MILAN — The Italian jewelry industry may have registered a 3.6 percent increase in revenues in 2011 compared with 2010, but the scenario is far from encouraging, as evidenced during a recent conference organized by Club degli Orafi Italia, an independent association of major players operating in the sector.

“After brilliant performances in the first part of the year, revenues started showing a slowdown in the summer months, before turning negative in the last quarter,” commented Stefania Trenti, industry director of bank Intesa Sanpaolo’s studies and research department.

According to Italy-based independent research and consulting company Prometeia, the industry has registered a 20 percent loss since 2006. The explanation lies in the downturn of the Italian market, which has suffered from a progressive reduction in family incomes and increases in the cost of raw materials, which, in turn, hike up retail prices.

Jewelry has still fared better than the clothing sector, thanks to exports, particularly outside Europe, where Italian fashion still plays a pivotal role.

As reported by ISTAT, the Italian Institute of Statistics, the country’s jewelry exports were up 12.8 percent in 2011, confirming the country’s slot as the third-biggest jewelry exporter after India and the U.S.
Switzerland helped boost growth in Europe, as an important hub for the high-end fine jewelry sector.

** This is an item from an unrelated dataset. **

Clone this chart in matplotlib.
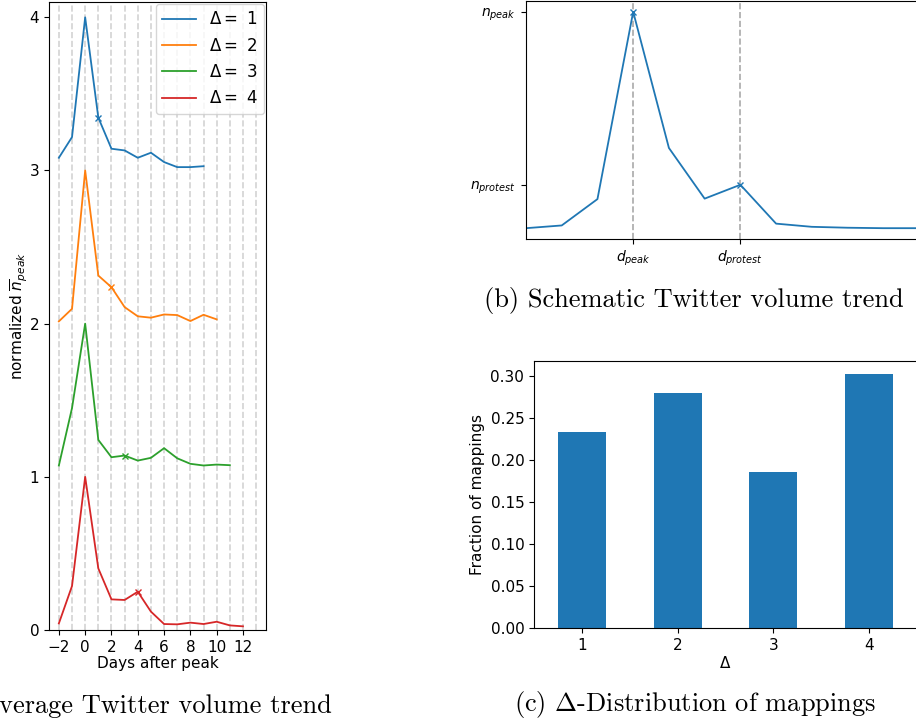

While business in the United Arab Emirates, the U.S., and Libya and Tunisia, which were both recently affected by political turmoil, suffered losses last year, the Chinese market is growing.

“We noticed a big change there,” Trenti said. “If until very recently goods directed to China passed through Hong Kong, in 2011 direct exports to the country grew 40 percent.”

Financial forecasts provided at the conference highlighted how increasingly significant the Far East and new markets including Malaysia, Thailand and South America are expected to be in the coming years.

“In 2016 across the emerging countries, there will be about 270 million people with annual incomes of around $30,000,” said Alessandra Benedini, industrial analyst at Prometeia. “This will determine a huge increase in the number of customers interested in buying niche and luxury products.”